Repeat each entry word for word. Leave any images out of the copy.

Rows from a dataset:

+++++

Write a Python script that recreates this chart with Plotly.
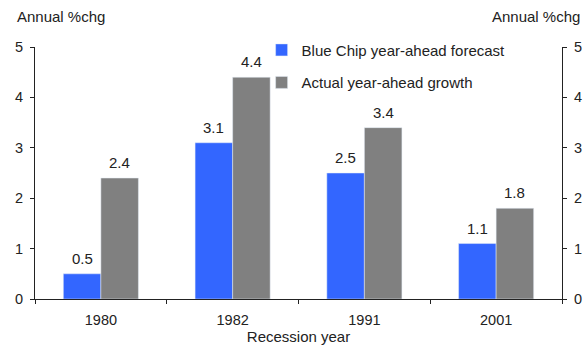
import plotly.graph_objects as go

years = ["1980", "1982", "1991", "2001"]
forecast = [0.5, 3.1, 2.5, 1.1]
actual = [2.4, 4.4, 3.4, 1.8]
y_ticks = [0, 1, 2, 3, 4, 5]

FONT_FAMILY = "Liberation Sans, Arial, sans-serif"
font = dict(family=FONT_FAMILY, size=15, color="#222")
tick_font = dict(family=FONT_FAMILY, size=14.5, color="#222")

W, H = 588, 349
M = dict(l=35, r=26, t=47, b=50)
BARGAP = 0.43
plot_w = W - M["l"] - M["r"]
bar_px = plot_w / len(years) * (1 - BARGAP) / 2

fig = go.Figure()
fig.add_trace(go.Bar(x=years, y=forecast, name="Blue Chip year-ahead forecast",
                     marker_color="#3366FF", legendgroup="a"))
fig.add_trace(go.Bar(x=years, y=actual, name="Actual year-ahead growth",
                     marker_color="#808080", legendgroup="b"))
fig.add_trace(go.Scatter(x=years, y=actual, yaxis="y2", mode="markers",
                         marker=dict(opacity=0), showlegend=False, hoverinfo="skip"))

annotations = []
for series, shift in ((forecast, -bar_px / 2), (actual, bar_px / 2)):
    for i, v in enumerate(series):
        annotations.append(dict(x=i, y=v, text=f"{v:.1f}", showarrow=False,
                                xshift=shift, yshift=5, yanchor="bottom",
                                font=font))

axis_common = dict(range=[0, 5], tickvals=y_ticks, ticks="outside", ticklen=4,
                   showline=True, linecolor="#222", linewidth=1, tickcolor="#222",
                   showgrid=False, zeroline=False, tickfont=tick_font,
                   automargin=False, ticklabelstandoff=4)

annotations += [
    dict(text="Annual %chg", xref="paper", yref="paper", x=-20 / plot_w, y=1.12,
         xanchor="left", yanchor="middle", showarrow=False, font=font),
    dict(text="Annual %chg", xref="paper", yref="paper", x=1 + 20 / plot_w, y=1.12,
         xanchor="right", yanchor="middle", showarrow=False, font=font),
]

fig.update_layout(
    width=W, height=H,
    margin=M,
    plot_bgcolor="white", paper_bgcolor="white",
    font=font,
    barmode="group", bargap=BARGAP, bargroupgap=0,
    xaxis=dict(type="category", showline=True, linecolor="#222", linewidth=1,
               ticks="outside", tickson="boundaries", ticklen=4, tickcolor="#222",
               tickfont=tick_font, automargin=False, ticklabelstandoff=8,
               tickangle=0,
               title=dict(text="Recession year", font=font, standoff=0)),
    yaxis=dict(**axis_common, side="left"),
    yaxis2=dict(**axis_common, side="right", overlaying="y"),
    legend=dict(x=0.43, y=1.053, xanchor="left", yanchor="top",
                bgcolor="rgba(0,0,0,0)", font=font, tracegroupgap=10,
                itemwidth=30),
    annotations=annotations,
)

fig.write_html("out.html")
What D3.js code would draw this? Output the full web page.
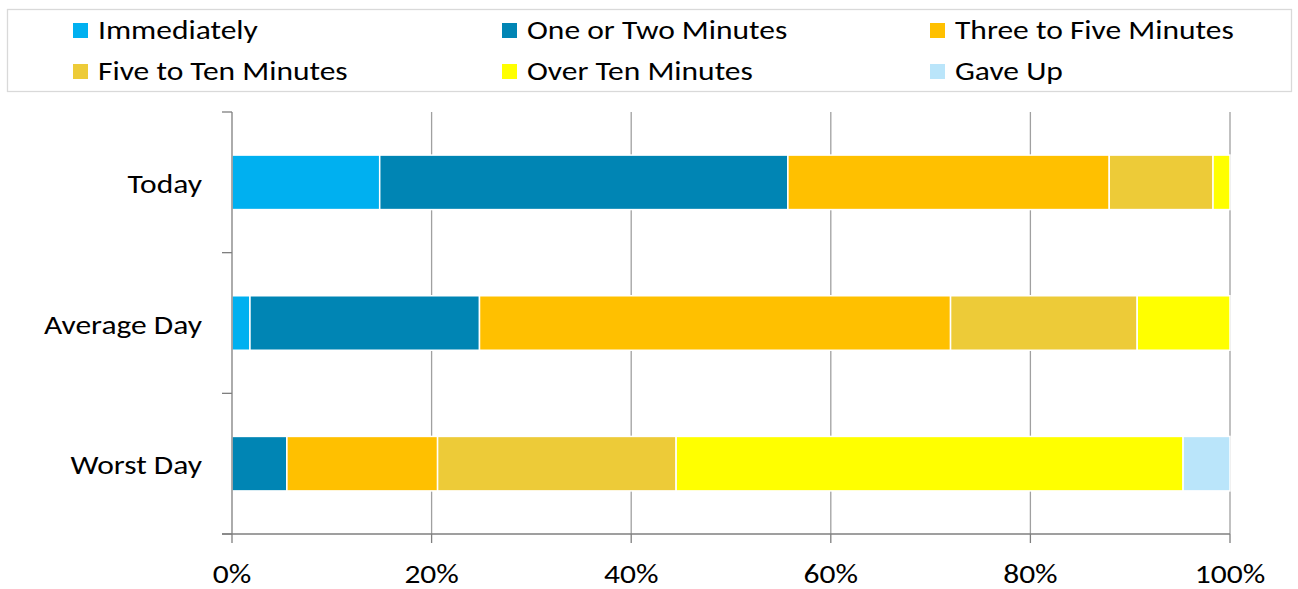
<!DOCTYPE html>
<html>
<head>
<meta charset="utf-8">
<script src="https://cdn.jsdelivr.net/npm/d3@7"></script>
<style>
html, body { margin: 0; padding: 0; background: #fff; }
svg { display: block; }
text { font-family: Carlito, Lato, "Open Sans", sans-serif; fill: #000; }
</style>
</head>
<body>
<svg id="chart" width="1298" height="589"></svg>
<script>
const categories = ["Today", "Average Day", "Worst Day"];
const seriesNames = ["Immediately", "One or Two Minutes", "Three to Five Minutes", "Five to Ten Minutes", "Over Ten Minutes", "Gave Up"];
const seriesColors = ["#00B0F0", "#0085B4", "#FFC000", "#EDCB38", "#FFFF00", "#BAE5FA"];
const immediately = [14.8, 1.8, 0.0];
const oneOrTwo = [40.9, 23.0, 5.5];
const threeToFive = [32.2, 47.2, 15.1];
const fiveToTen = [10.4, 18.7, 23.9];
const overTen = [1.7, 9.3, 50.8];
const gaveUp = [0.0, 0.0, 4.7];
const xTicks = [0, 0.2, 0.4, 0.6, 0.8, 1.0];

const seriesValues = [immediately, oneOrTwo, threeToFive, fiveToTen, overTen, gaveUp];
const rows = categories.map((c, i) => {
  const r = { category: c };
  seriesNames.forEach((s, j) => r[s] = seriesValues[j][i]);
  return r;
});
const stacked = d3.stack().keys(seriesNames)
  .offset(d3.stackOffsetExpand)(rows);

const FS = 31.5, SY = 0.87;
const svg = d3.select("#chart");
const x = d3.scaleLinear().domain([0, 1]).range([232, 1230]);
const pad = 0.6126;
const y = d3.scaleBand().domain(categories).range([112, 534])
  .paddingInner(pad).paddingOuter(pad / 2);
const color = d3.scaleOrdinal().domain(seriesNames).range(seriesColors);

function label(g, tx, ty, anchor, txt) {
  return g.append("text")
    .attr("transform", `translate(${tx},${ty}) scale(1,${SY})`)
    .attr("text-anchor", anchor).attr("font-size", FS).text(txt);
}

// Gridlines
svg.append("g").selectAll("line").data(xTicks.slice(1)).join("line")
  .attr("x1", d => x(d)).attr("x2", d => x(d))
  .attr("y1", 112).attr("y2", 534)
  .attr("stroke", "#A0A0A0").attr("stroke-width", 1.3);

// Bars
svg.append("g").selectAll("g").data(stacked).join("g")
  .attr("fill", d => color(d.key))
  .selectAll("rect").data(d => d.filter(p => p[1] - p[0] > 0)).join("rect")
  .attr("x", d => x(d[0]))
  .attr("width", d => x(d[1]) - x(d[0]))
  .attr("y", d => y(d.data.category))
  .attr("height", y.bandwidth())
  .attr("stroke", "#fff").attr("stroke-width", 1.5);

// Y axis
const yTickPos = d3.range(categories.length + 1).map(i => 112 + i * y.step());
const yAxisG = svg.append("g");
yAxisG.append("line").attr("x1", 232).attr("x2", 232).attr("y1", 112).attr("y2", 534)
  .attr("stroke", "#7F7F7F").attr("stroke-width", 1.3);
yAxisG.selectAll("line.t").data(yTickPos).join("line").attr("class", "t")
  .attr("x1", 222).attr("x2", 232).attr("y1", d => d).attr("y2", d => d)
  .attr("stroke", "#7F7F7F").attr("stroke-width", 1.3);
categories.forEach(c => label(yAxisG, 202, y(c) + y.bandwidth() / 2 + 10.5, "end", c));

// X axis
const xAxisG = svg.append("g");
xAxisG.append("line").attr("x1", 222).attr("x2", 1230).attr("y1", 534).attr("y2", 534)
  .attr("stroke", "#7F7F7F").attr("stroke-width", 1.3);
xAxisG.selectAll("line.t").data(xTicks).join("line").attr("class", "t")
  .attr("x1", d => x(d)).attr("x2", d => x(d)).attr("y1", 534).attr("y2", 543)
  .attr("stroke", "#7F7F7F").attr("stroke-width", 1.3);
const fmt = d3.format(".0%");
xTicks.forEach(t => label(xAxisG, x(t), 583, "middle", fmt(t)));

// Legend
const legend = svg.append("g");
legend.append("rect").attr("x", 7.5).attr("y", 9.5).attr("width", 1284).attr("height", 82)
  .attr("fill", "#fff").attr("stroke", "#D9D9D9").attr("stroke-width", 1.3);
const colX = [73, 502, 930];
const rowY = [23, 64];
seriesNames.forEach((s, i) => {
  const gx = colX[i % 3], gy = rowY[Math.floor(i / 3)];
  legend.append("rect").attr("x", gx).attr("y", gy).attr("width", 15).attr("height", 15)
    .attr("fill", color(s));
  label(legend, gx + 25, gy + 16, "start", s);
});
</script>
</body>
</html>
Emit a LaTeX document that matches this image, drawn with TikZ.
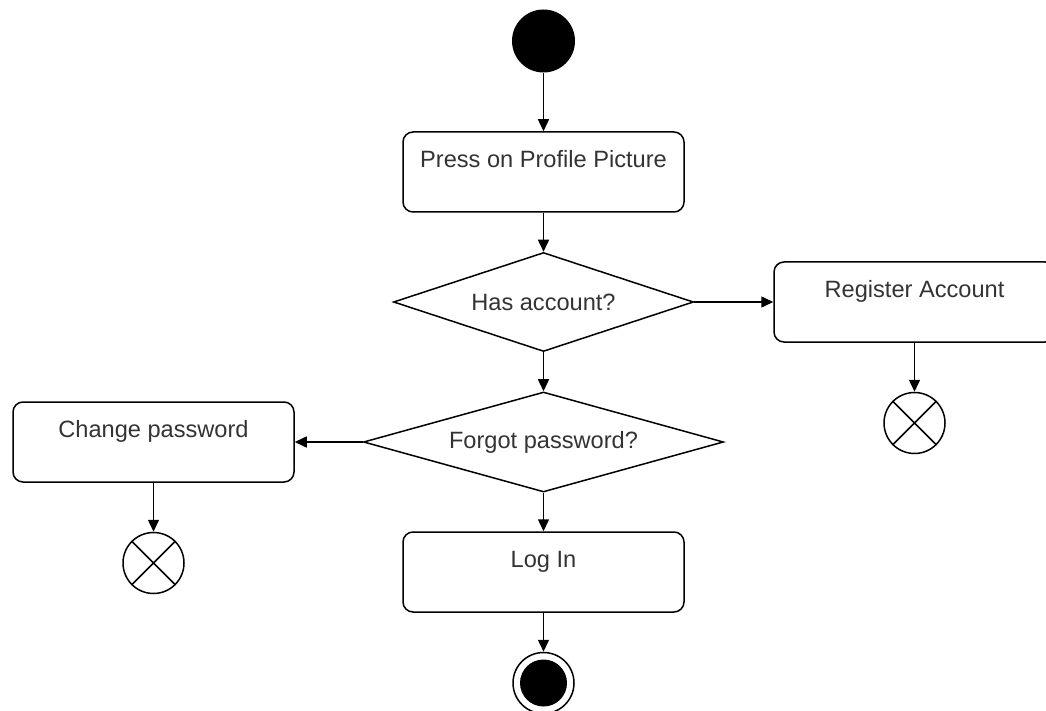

+++++

Answer below:
Write a Python script that recreates this chart with Plotly.
import plotly.graph_objects as go

years = ["1980", "1982", "1991", "2001"]
forecast = [0.5, 3.1, 2.5, 1.1]
actual = [2.4, 4.4, 3.4, 1.8]
y_ticks = [0, 1, 2, 3, 4, 5]

FONT_FAMILY = "Liberation Sans, Arial, sans-serif"
font = dict(family=FONT_FAMILY, size=15, color="#222")
tick_font = dict(family=FONT_FAMILY, size=14.5, color="#222")

W, H = 588, 349
M = dict(l=35, r=26, t=47, b=50)
BARGAP = 0.43
plot_w = W - M["l"] - M["r"]
bar_px = plot_w / len(years) * (1 - BARGAP) / 2

fig = go.Figure()
fig.add_trace(go.Bar(x=years, y=forecast, name="Blue Chip year-ahead forecast",
                     marker_color="#3366FF", legendgroup="a"))
fig.add_trace(go.Bar(x=years, y=actual, name="Actual year-ahead growth",
                     marker_color="#808080", legendgroup="b"))
fig.add_trace(go.Scatter(x=years, y=actual, yaxis="y2", mode="markers",
                         marker=dict(opacity=0), showlegend=False, hoverinfo="skip"))

annotations = []
for series, shift in ((forecast, -bar_px / 2), (actual, bar_px / 2)):
    for i, v in enumerate(series):
        annotations.append(dict(x=i, y=v, text=f"{v:.1f}", showarrow=False,
                                xshift=shift, yshift=5, yanchor="bottom",
                                font=font))

axis_common = dict(range=[0, 5], tickvals=y_ticks, ticks="outside", ticklen=4,
                   showline=True, linecolor="#222", linewidth=1, tickcolor="#222",
                   showgrid=False, zeroline=False, tickfont=tick_font,
                   automargin=False, ticklabelstandoff=4)

annotations += [
    dict(text="Annual %chg", xref="paper", yref="paper", x=-20 / plot_w, y=1.12,
         xanchor="left", yanchor="middle", showarrow=False, font=font),
    dict(text="Annual %chg", xref="paper", yref="paper", x=1 + 20 / plot_w, y=1.12,
         xanchor="right", yanchor="middle", showarrow=False, font=font),
]

fig.update_layout(
    width=W, height=H,
    margin=M,
    plot_bgcolor="white", paper_bgcolor="white",
    font=font,
    barmode="group", bargap=BARGAP, bargroupgap=0,
    xaxis=dict(type="category", showline=True, linecolor="#222", linewidth=1,
               ticks="outside", tickson="boundaries", ticklen=4, tickcolor="#222",
               tickfont=tick_font, automargin=False, ticklabelstandoff=8,
               tickangle=0,
               title=dict(text="Recession year", font=font, standoff=0)),
    yaxis=dict(**axis_common, side="left"),
    yaxis2=dict(**axis_common, side="right", overlaying="y"),
    legend=dict(x=0.43, y=1.053, xanchor="left", yanchor="top",
                bgcolor="rgba(0,0,0,0)", font=font, tracegroupgap=10,
                itemwidth=30),
    annotations=annotations,
)

fig.write_html("out.html")
What D3.js code would draw this? Output the full web page.
<!DOCTYPE html>
<html>
<head>
<meta charset="utf-8">
<script src="https://cdn.jsdelivr.net/npm/d3@7"></script>
<style>
html, body { margin: 0; padding: 0; background: #fff; }
svg { display: block; }
text { font-family: Carlito, Lato, "Open Sans", sans-serif; fill: #000; }
</style>
</head>
<body>
<svg id="chart" width="1298" height="589"></svg>
<script>
const categories = ["Today", "Average Day", "Worst Day"];
const seriesNames = ["Immediately", "One or Two Minutes", "Three to Five Minutes", "Five to Ten Minutes", "Over Ten Minutes", "Gave Up"];
const seriesColors = ["#00B0F0", "#0085B4", "#FFC000", "#EDCB38", "#FFFF00", "#BAE5FA"];
const immediately = [14.8, 1.8, 0.0];
const oneOrTwo = [40.9, 23.0, 5.5];
const threeToFive = [32.2, 47.2, 15.1];
const fiveToTen = [10.4, 18.7, 23.9];
const overTen = [1.7, 9.3, 50.8];
const gaveUp = [0.0, 0.0, 4.7];
const xTicks = [0, 0.2, 0.4, 0.6, 0.8, 1.0];

const seriesValues = [immediately, oneOrTwo, threeToFive, fiveToTen, overTen, gaveUp];
const rows = categories.map((c, i) => {
  const r = { category: c };
  seriesNames.forEach((s, j) => r[s] = seriesValues[j][i]);
  return r;
});
const stacked = d3.stack().keys(seriesNames)
  .offset(d3.stackOffsetExpand)(rows);

const FS = 31.5, SY = 0.87;
const svg = d3.select("#chart");
const x = d3.scaleLinear().domain([0, 1]).range([232, 1230]);
const pad = 0.6126;
const y = d3.scaleBand().domain(categories).range([112, 534])
  .paddingInner(pad).paddingOuter(pad / 2);
const color = d3.scaleOrdinal().domain(seriesNames).range(seriesColors);

function label(g, tx, ty, anchor, txt) {
  return g.append("text")
    .attr("transform", `translate(${tx},${ty}) scale(1,${SY})`)
    .attr("text-anchor", anchor).attr("font-size", FS).text(txt);
}

// Gridlines
svg.append("g").selectAll("line").data(xTicks.slice(1)).join("line")
  .attr("x1", d => x(d)).attr("x2", d => x(d))
  .attr("y1", 112).attr("y2", 534)
  .attr("stroke", "#A0A0A0").attr("stroke-width", 1.3);

// Bars
svg.append("g").selectAll("g").data(stacked).join("g")
  .attr("fill", d => color(d.key))
  .selectAll("rect").data(d => d.filter(p => p[1] - p[0] > 0)).join("rect")
  .attr("x", d => x(d[0]))
  .attr("width", d => x(d[1]) - x(d[0]))
  .attr("y", d => y(d.data.category))
  .attr("height", y.bandwidth())
  .attr("stroke", "#fff").attr("stroke-width", 1.5);

// Y axis
const yTickPos = d3.range(categories.length + 1).map(i => 112 + i * y.step());
const yAxisG = svg.append("g");
yAxisG.append("line").attr("x1", 232).attr("x2", 232).attr("y1", 112).attr("y2", 534)
  .attr("stroke", "#7F7F7F").attr("stroke-width", 1.3);
yAxisG.selectAll("line.t").data(yTickPos).join("line").attr("class", "t")
  .attr("x1", 222).attr("x2", 232).attr("y1", d => d).attr("y2", d => d)
  .attr("stroke", "#7F7F7F").attr("stroke-width", 1.3);
categories.forEach(c => label(yAxisG, 202, y(c) + y.bandwidth() / 2 + 10.5, "end", c));

// X axis
const xAxisG = svg.append("g");
xAxisG.append("line").attr("x1", 222).attr("x2", 1230).attr("y1", 534).attr("y2", 534)
  .attr("stroke", "#7F7F7F").attr("stroke-width", 1.3);
xAxisG.selectAll("line.t").data(xTicks).join("line").attr("class", "t")
  .attr("x1", d => x(d)).attr("x2", d => x(d)).attr("y1", 534).attr("y2", 543)
  .attr("stroke", "#7F7F7F").attr("stroke-width", 1.3);
const fmt = d3.format(".0%");
xTicks.forEach(t => label(xAxisG, x(t), 583, "middle", fmt(t)));

// Legend
const legend = svg.append("g");
legend.append("rect").attr("x", 7.5).attr("y", 9.5).attr("width", 1284).attr("height", 82)
  .attr("fill", "#fff").attr("stroke", "#D9D9D9").attr("stroke-width", 1.3);
const colX = [73, 502, 930];
const rowY = [23, 64];
seriesNames.forEach((s, i) => {
  const gx = colX[i % 3], gy = rowY[Math.floor(i / 3)];
  legend.append("rect").attr("x", gx).attr("y", gy).attr("width", 15).attr("height", 15)
    .attr("fill", color(s));
  label(legend, gx + 25, gy + 16, "start", s);
});
</script>
</body>
</html>
Emit a LaTeX document that matches this image, drawn with TikZ.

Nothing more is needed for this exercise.